New prostate test advance on PSA

3 minute read


The holy grail will be the ability to predict which cancers are aggressive, based on cell biology. Meanwhile, the new test is an advance on the PSA.  A new prostate cancer screening test will be a definite advance on the PSA, and promises to reduce unnecessary biopsies, a prominent urologist says. Professor Phillip Stricker, chairman […]


The holy grail will be the ability to predict which cancers are aggressive, based on cell biology. Meanwhile, the new test is an advance on the PSA. 

A new prostate cancer screening test will be a definite advance on the PSA, and promises to reduce unnecessary biopsies, a prominent urologist says.

Professor Phillip Stricker, chairman of the Department of Urology at Sydney’s St Vincent’s Clinic, said the test, dubbed the STHLM3, would go some way to improving the detection of aggressive tumours when combined with newer imaging techniques.

The combination test analyses six currently available protein markers and over 200 genetic markers, along with demographic factors, and will become available March next year in Sweden.

“You can’t do an MRI on everyone, but hopefully combining tests like these with imaging tests will be more how it’s going to look in five years’ time,” Professor Stricker said.

Professor Stricker was referring to Swedish study of 60,000 men that found the test performed significantly better than PSA alone for detection of cancers with a Gleason score of at least 7.

In future,  “imaging tests will be much more meaningful in terms of screening for prostate cancer and ensuring that we don’t find the unimportant ones,” he told The Medical Republic.

The test reduced the number of biopsies by 32% without compromising patient safety, and could avoid 44% of benign biopsies, the Karolinksa Institute researchers wrote.

In the population study, the test was compared with the PSA in men aged 50-69, where it was found to pick up aggressive cancers in men with low PSA values (1-3ng/mL).

Professor Ian Olver, Director of the Sansom Institute for Health Research in South Australia, said the test was a good interim measure, and one that would cut down on overtreatment and its associated health problems.

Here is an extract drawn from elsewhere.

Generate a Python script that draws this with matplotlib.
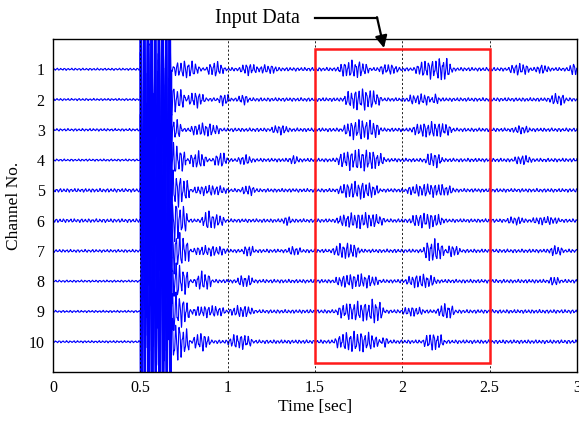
import numpy as np
import matplotlib
matplotlib.use("Agg")
import matplotlib.pyplot as plt
from matplotlib.patches import Rectangle

plt.rcParams['font.family'] = ['Liberation Serif', 'DejaVu Serif']

# --- data ---
channels = [1, 2, 3, 4, 5, 6, 7, 8, 9, 10]
x_ticks = [0, 0.5, 1, 1.5, 2, 2.5, 3]
x_tick_labels = ['0', '0.5', '1', '1.5', '2', '2.5', '3']

# pre-event noise level and coda floor (channel units)
noise_level = [0.03, 0.03, 0.035, 0.03, 0.05, 0.05, 0.04, 0.03, 0.03, 0.03]
coda_floor = [0.05, 0.05, 0.05, 0.05, 0.05, 0.05, 0.05, 0.05, 0.05, 0.05]

# main saturated burst: start, end, amplitude
burst_start = 0.5
burst_end = 0.68
burst_amp = 5.0
# tail of the burst after it ends (amplitude, end time)
tail_amp = [0.0, 0.45, 0.4, 0.55, 0.6, 0.7, 0.7, 0.65, 0.65, 0.7]
tail_end = [0.68, 0.76, 0.74, 0.76, 0.78, 0.77, 0.78, 0.78, 0.78, 0.78]

# wave packets per channel: (centre time, half width, amplitude)
packets = [
    [(0.76, 0.08, 0.2), (0.93, 0.05, 0.17), (1.12, 0.05, 0.12), (1.23, 0.06, 0.08),
     (1.72, 0.09, 0.2), (1.92, 0.06, 0.1), (2.18, 0.11, 0.22), (2.24, 0.04, 0.1),
     (2.67, 0.06, 0.12), (2.80, 0.04, 0.08), (2.98, 0.03, 0.12)],
    [(0.82, 0.05, 0.18), (0.98, 0.03, 0.14), (1.09, 0.03, 0.1), (1.77, 0.11, 0.26),
     (2.06, 0.03, 0.09), (2.12, 0.04, 0.12), (2.19, 0.02, 0.1), (2.89, 0.05, 0.12)],
    [(0.87, 0.09, 0.14), (1.30, 0.05, 0.09), (1.77, 0.11, 0.25), (2.17, 0.12, 0.17),
     (2.68, 0.05, 0.07)],
    [(0.83, 0.05, 0.2), (0.96, 0.04, 0.17), (1.10, 0.04, 0.1), (1.38, 0.03, 0.08),
     (1.76, 0.14, 0.26), (2.18, 0.05, 0.17), (2.69, 0.05, 0.09)],
    [(0.90, 0.10, 0.1), (1.12, 0.04, 0.1), (1.75, 0.12, 0.2), (2.16, 0.14, 0.14)],
    [(0.89, 0.04, 0.23), (0.95, 0.03, 0.14), (1.34, 0.03, 0.08), (1.76, 0.14, 0.18),
     (2.14, 0.10, 0.17), (2.65, 0.05, 0.07), (2.82, 0.08, 0.07)],
    [(0.90, 0.10, 0.1), (1.12, 0.03, 0.12), (1.38, 0.04, 0.08), (1.68, 0.08, 0.18),
     (2.18, 0.06, 0.28), (2.29, 0.04, 0.12), (2.88, 0.04, 0.1)],
    [(0.86, 0.05, 0.23), (1.10, 0.05, 0.12), (1.74, 0.13, 0.16), (2.11, 0.09, 0.15),
     (2.87, 0.03, 0.09)],
    [(0.89, 0.10, 0.12), (1.08, 0.07, 0.12), (1.76, 0.14, 0.23), (1.85, 0.04, 0.12),
     (2.06, 0.06, 0.09), (2.25, 0.05, 0.17)],
    [(0.85, 0.05, 0.21), (1.07, 0.07, 0.17), (1.74, 0.13, 0.25), (1.90, 0.02, 0.1),
     (2.18, 0.06, 0.2)],
]

# selected input window
win_t0, win_t1 = 1.5, 2.5
win_ch0, win_ch1 = 0.33, 10.7

t = np.arange(0, 3.0005, 0.0005)


def packet(tt, c, w, a):
    x = np.clip(1 - ((tt - c) / w) ** 2, 0, None)
    return a * x ** 0.6


fig = plt.figure(figsize=(5.79, 4.21), dpi=100)
ax = fig.add_axes([0.0915, 0.1164, 0.905, 0.791])

for i, ch in enumerate(channels):
    env = np.where(t < burst_start, noise_level[i], coda_floor[i])
    env = np.where((t >= burst_start) & (t < burst_end), burst_amp, env)
    if tail_amp[i] > 0:
        m = (t >= burst_end) & (t < tail_end[i])
        frac = (t[m] - burst_end) / (tail_end[i] - burst_end)
        env[m] = np.maximum(env[m], tail_amp[i] * (1 - 0.6 * frac))
    for c, w, a in packets[i]:
        env = env + packet(t, c, w, a)
    phase = 2 * np.pi * 48 * t + 0.35 * ch + 0.3 * np.sin(2 * np.pi * 1.7 * t + ch)
    mod = 0.55 + 0.45 * np.abs(np.cos(2 * np.pi * 11 * t + 1.3 * ch))
    wave = np.sin(phase) * mod + 0.25 * np.sin(2.3 * phase + ch)
    ax.plot(t, ch - env * wave, color='#0000ff', lw=0.8)

for xv in [0.5, 1, 1.5, 2, 2.5]:
    ax.axvline(xv, color='k', lw=0.6, ls=(0, (2.5, 2.5)), zorder=3)

ax.add_patch(Rectangle((win_t0, win_ch0), win_t1 - win_t0, win_ch1 - win_ch0,
                       fill=False, edgecolor='#ff1a1a', lw=1.8, zorder=4))

ax.set_xlim(0, 3)
ax.set_ylim(11, 0)
ax.set_xticks(x_ticks)
ax.set_xticklabels(x_tick_labels)
ax.set_yticks(channels)
ax.tick_params(direction='in', length=0, labelsize=11.5, pad=6)
for s in ax.spines.values():
    s.set_linewidth(1.0)

ax.set_xlabel('Time [sec]', fontsize=12.5, labelpad=2)
ax.set_ylabel('Channel No.', fontsize=12.5, labelpad=5)

# annotation
ax.text(1.17, -0.68, 'Input Data', fontsize=14.5, ha='center', va='center',
        clip_on=False)
ax.plot([1.50, 1.855], [-0.70, -0.70], color='k', lw=1.6, clip_on=False)
ax.annotate('', xy=(1.895, 0.30), xytext=(1.855, -0.72),
            arrowprops=dict(arrowstyle='-|>', color='k', lw=1.6,
                            mutation_scale=18, shrinkA=0, shrinkB=0),
            annotation_clip=False)

fig.savefig('out.png', dpi=100)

“The trouble at the moment is that the PSA test isn’t accurate enough, and so a raised PSA is leading to biopsy, and biopsy is leading to treatment,” Professor Olver said.

While cutting unnecessary biopsies would save money associated with hospital costs and complications from infections and bleeding, Professor Olver says the ‘holy grail’ was the ability to predict which cancers will be aggressive based on the biology of the cells.

Regardless of the improvements on the new test, Associate Professor Ian Haines, a Senior Medical Oncologist and Palliative Care Physician at Monash University, remained firm that asymptomatic men should not be screened.

“Yes it could reduce [biopsies], but that is still a huge number of unnecessary biopsies and we haven’t proven that even with high risk cancer that aggressive treatment prevents deaths,” Professor Haines said.

“Stop sending all these well men to get potentially harmful biopsies,” he said. “I don’t know any oncologists that would have a PSA and I wouldn’t have one.”

“I’d personally tell patients to understand that you’re strapping yourself into a rollercoaster once you have a PSA, and once you strap yourself into the rollercoaster it’s very hard to get off.”